(SET EXERCISE): Retype nothing but the lines from the start of the material up to and including the line with "const noteEnergy = ['E', 'μ', '> 1.6 GeV'];". Pictures don't belong in the copy.

(MATERIAL):

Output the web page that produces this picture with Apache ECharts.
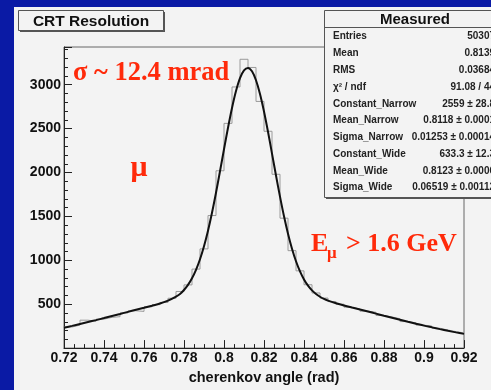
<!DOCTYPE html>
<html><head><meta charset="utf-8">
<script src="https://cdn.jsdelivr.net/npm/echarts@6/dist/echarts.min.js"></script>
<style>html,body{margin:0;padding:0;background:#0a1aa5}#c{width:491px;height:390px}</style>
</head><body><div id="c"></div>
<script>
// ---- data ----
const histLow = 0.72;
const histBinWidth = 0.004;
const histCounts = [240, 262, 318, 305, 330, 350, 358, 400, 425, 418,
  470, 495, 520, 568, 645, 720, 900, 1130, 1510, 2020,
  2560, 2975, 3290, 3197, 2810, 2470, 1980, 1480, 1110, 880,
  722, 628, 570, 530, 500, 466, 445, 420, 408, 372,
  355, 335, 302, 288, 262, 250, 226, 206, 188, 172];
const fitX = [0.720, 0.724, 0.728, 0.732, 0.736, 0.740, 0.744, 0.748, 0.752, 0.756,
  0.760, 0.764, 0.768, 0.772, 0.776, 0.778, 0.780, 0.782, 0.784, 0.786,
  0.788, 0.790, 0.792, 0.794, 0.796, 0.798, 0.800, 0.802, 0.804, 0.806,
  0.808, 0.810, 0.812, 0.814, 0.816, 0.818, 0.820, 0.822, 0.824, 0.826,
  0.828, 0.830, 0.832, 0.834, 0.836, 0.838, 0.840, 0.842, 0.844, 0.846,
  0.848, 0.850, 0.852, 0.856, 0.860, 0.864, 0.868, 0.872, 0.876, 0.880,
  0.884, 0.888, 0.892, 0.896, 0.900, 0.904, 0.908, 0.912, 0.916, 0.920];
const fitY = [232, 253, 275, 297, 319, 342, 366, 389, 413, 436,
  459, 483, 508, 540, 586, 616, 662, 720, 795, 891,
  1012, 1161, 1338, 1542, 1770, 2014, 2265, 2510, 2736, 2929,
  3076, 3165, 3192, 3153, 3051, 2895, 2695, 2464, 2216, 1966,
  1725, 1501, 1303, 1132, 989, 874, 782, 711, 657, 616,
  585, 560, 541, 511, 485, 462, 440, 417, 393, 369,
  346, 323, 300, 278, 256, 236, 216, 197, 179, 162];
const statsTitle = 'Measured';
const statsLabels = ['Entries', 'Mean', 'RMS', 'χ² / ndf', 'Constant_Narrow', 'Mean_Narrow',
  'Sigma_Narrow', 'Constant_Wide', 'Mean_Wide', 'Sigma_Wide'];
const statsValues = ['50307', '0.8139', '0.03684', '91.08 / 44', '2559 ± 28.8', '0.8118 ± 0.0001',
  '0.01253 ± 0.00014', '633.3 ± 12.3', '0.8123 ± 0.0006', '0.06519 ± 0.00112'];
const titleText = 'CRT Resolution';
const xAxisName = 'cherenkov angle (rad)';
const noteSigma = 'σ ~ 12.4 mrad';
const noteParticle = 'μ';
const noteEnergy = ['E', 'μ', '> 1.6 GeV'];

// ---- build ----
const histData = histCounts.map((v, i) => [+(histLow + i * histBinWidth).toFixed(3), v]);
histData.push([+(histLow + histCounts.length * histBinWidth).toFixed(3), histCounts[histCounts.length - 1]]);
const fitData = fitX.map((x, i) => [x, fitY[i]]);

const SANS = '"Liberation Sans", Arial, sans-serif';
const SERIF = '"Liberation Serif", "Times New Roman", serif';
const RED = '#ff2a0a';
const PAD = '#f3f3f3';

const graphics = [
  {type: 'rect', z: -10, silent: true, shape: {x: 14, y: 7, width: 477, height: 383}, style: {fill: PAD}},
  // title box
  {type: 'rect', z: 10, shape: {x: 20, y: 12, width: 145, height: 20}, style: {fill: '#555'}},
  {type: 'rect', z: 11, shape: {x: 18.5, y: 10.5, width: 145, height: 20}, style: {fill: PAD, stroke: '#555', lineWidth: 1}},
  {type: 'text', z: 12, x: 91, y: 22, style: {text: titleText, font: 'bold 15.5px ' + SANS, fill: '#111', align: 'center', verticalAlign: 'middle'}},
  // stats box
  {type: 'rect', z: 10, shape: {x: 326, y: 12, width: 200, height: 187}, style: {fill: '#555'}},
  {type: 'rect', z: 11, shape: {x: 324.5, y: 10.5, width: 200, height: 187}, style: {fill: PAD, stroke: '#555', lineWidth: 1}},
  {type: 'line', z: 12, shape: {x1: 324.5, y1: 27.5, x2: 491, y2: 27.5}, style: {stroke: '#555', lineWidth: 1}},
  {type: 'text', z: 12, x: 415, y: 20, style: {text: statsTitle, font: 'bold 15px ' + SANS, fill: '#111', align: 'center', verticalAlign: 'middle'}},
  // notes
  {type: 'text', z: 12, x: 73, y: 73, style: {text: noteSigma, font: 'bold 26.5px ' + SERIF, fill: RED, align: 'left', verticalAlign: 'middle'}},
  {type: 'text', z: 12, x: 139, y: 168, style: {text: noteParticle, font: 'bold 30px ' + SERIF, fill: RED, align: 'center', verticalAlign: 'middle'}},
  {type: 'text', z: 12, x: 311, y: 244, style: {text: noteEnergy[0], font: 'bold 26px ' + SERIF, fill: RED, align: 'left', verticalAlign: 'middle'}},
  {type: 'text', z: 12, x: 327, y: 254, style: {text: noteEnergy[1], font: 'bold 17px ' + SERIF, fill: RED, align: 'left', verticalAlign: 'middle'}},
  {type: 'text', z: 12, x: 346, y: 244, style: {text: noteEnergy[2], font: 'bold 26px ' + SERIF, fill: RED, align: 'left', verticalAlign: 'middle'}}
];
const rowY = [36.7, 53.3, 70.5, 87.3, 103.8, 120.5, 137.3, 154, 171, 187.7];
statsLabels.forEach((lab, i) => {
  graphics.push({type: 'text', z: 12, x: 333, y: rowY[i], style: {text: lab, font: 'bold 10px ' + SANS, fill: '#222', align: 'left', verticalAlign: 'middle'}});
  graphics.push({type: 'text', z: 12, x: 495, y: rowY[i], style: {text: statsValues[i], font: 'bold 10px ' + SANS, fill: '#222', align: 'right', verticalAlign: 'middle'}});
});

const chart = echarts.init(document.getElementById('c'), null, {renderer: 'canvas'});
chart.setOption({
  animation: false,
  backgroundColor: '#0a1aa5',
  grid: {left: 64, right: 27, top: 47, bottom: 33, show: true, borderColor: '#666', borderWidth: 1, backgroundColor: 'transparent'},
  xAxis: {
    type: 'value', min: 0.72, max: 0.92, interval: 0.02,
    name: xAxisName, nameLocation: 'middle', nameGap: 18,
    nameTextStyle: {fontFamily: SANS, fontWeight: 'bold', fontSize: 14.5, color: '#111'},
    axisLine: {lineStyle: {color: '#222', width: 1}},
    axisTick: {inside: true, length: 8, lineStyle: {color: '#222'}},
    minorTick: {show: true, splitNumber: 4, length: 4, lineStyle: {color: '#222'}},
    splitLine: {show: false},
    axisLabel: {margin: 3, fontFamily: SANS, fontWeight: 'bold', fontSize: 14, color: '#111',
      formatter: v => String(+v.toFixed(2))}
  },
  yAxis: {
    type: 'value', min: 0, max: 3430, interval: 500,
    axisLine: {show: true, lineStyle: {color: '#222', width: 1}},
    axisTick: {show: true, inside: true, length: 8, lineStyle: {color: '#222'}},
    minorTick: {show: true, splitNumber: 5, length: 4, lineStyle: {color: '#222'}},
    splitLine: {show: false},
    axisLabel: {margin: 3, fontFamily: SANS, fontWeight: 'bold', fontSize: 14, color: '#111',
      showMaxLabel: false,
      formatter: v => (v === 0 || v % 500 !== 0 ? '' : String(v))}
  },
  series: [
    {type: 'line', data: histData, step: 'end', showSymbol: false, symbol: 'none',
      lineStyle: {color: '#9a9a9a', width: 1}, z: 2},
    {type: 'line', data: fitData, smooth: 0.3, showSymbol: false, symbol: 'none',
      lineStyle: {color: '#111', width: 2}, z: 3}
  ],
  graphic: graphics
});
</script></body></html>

(SOLUTION BELOW):
Output the web page that produces this picture with Apache ECharts.
<!DOCTYPE html>
<html><head><meta charset="utf-8">
<script src="https://cdn.jsdelivr.net/npm/echarts@6/dist/echarts.min.js"></script>
<style>html,body{margin:0;padding:0;background:#0a1aa5}#c{width:491px;height:390px}</style>
</head><body><div id="c"></div>
<script>
// ---- data ----
const histLow = 0.72;
const histBinWidth = 0.004;
const histCounts = [240, 262, 318, 305, 330, 350, 358, 400, 425, 418,
  470, 495, 520, 568, 645, 720, 900, 1130, 1510, 2020,
  2560, 2975, 3290, 3197, 2810, 2470, 1980, 1480, 1110, 880,
  722, 628, 570, 530, 500, 466, 445, 420, 408, 372,
  355, 335, 302, 288, 262, 250, 226, 206, 188, 172];
const fitX = [0.720, 0.724, 0.728, 0.732, 0.736, 0.740, 0.744, 0.748, 0.752, 0.756,
  0.760, 0.764, 0.768, 0.772, 0.776, 0.778, 0.780, 0.782, 0.784, 0.786,
  0.788, 0.790, 0.792, 0.794, 0.796, 0.798, 0.800, 0.802, 0.804, 0.806,
  0.808, 0.810, 0.812, 0.814, 0.816, 0.818, 0.820, 0.822, 0.824, 0.826,
  0.828, 0.830, 0.832, 0.834, 0.836, 0.838, 0.840, 0.842, 0.844, 0.846,
  0.848, 0.850, 0.852, 0.856, 0.860, 0.864, 0.868, 0.872, 0.876, 0.880,
  0.884, 0.888, 0.892, 0.896, 0.900, 0.904, 0.908, 0.912, 0.916, 0.920];
const fitY = [232, 253, 275, 297, 319, 342, 366, 389, 413, 436,
  459, 483, 508, 540, 586, 616, 662, 720, 795, 891,
  1012, 1161, 1338, 1542, 1770, 2014, 2265, 2510, 2736, 2929,
  3076, 3165, 3192, 3153, 3051, 2895, 2695, 2464, 2216, 1966,
  1725, 1501, 1303, 1132, 989, 874, 782, 711, 657, 616,
  585, 560, 541, 511, 485, 462, 440, 417, 393, 369,
  346, 323, 300, 278, 256, 236, 216, 197, 179, 162];
const statsTitle = 'Measured';
const statsLabels = ['Entries', 'Mean', 'RMS', 'χ² / ndf', 'Constant_Narrow', 'Mean_Narrow',
  'Sigma_Narrow', 'Constant_Wide', 'Mean_Wide', 'Sigma_Wide'];
const statsValues = ['50307', '0.8139', '0.03684', '91.08 / 44', '2559 ± 28.8', '0.8118 ± 0.0001',
  '0.01253 ± 0.00014', '633.3 ± 12.3', '0.8123 ± 0.0006', '0.06519 ± 0.00112'];
const titleText = 'CRT Resolution';
const xAxisName = 'cherenkov angle (rad)';
const noteSigma = 'σ ~ 12.4 mrad';
const noteParticle = 'μ';
const noteEnergy = ['E', 'μ', '> 1.6 GeV'];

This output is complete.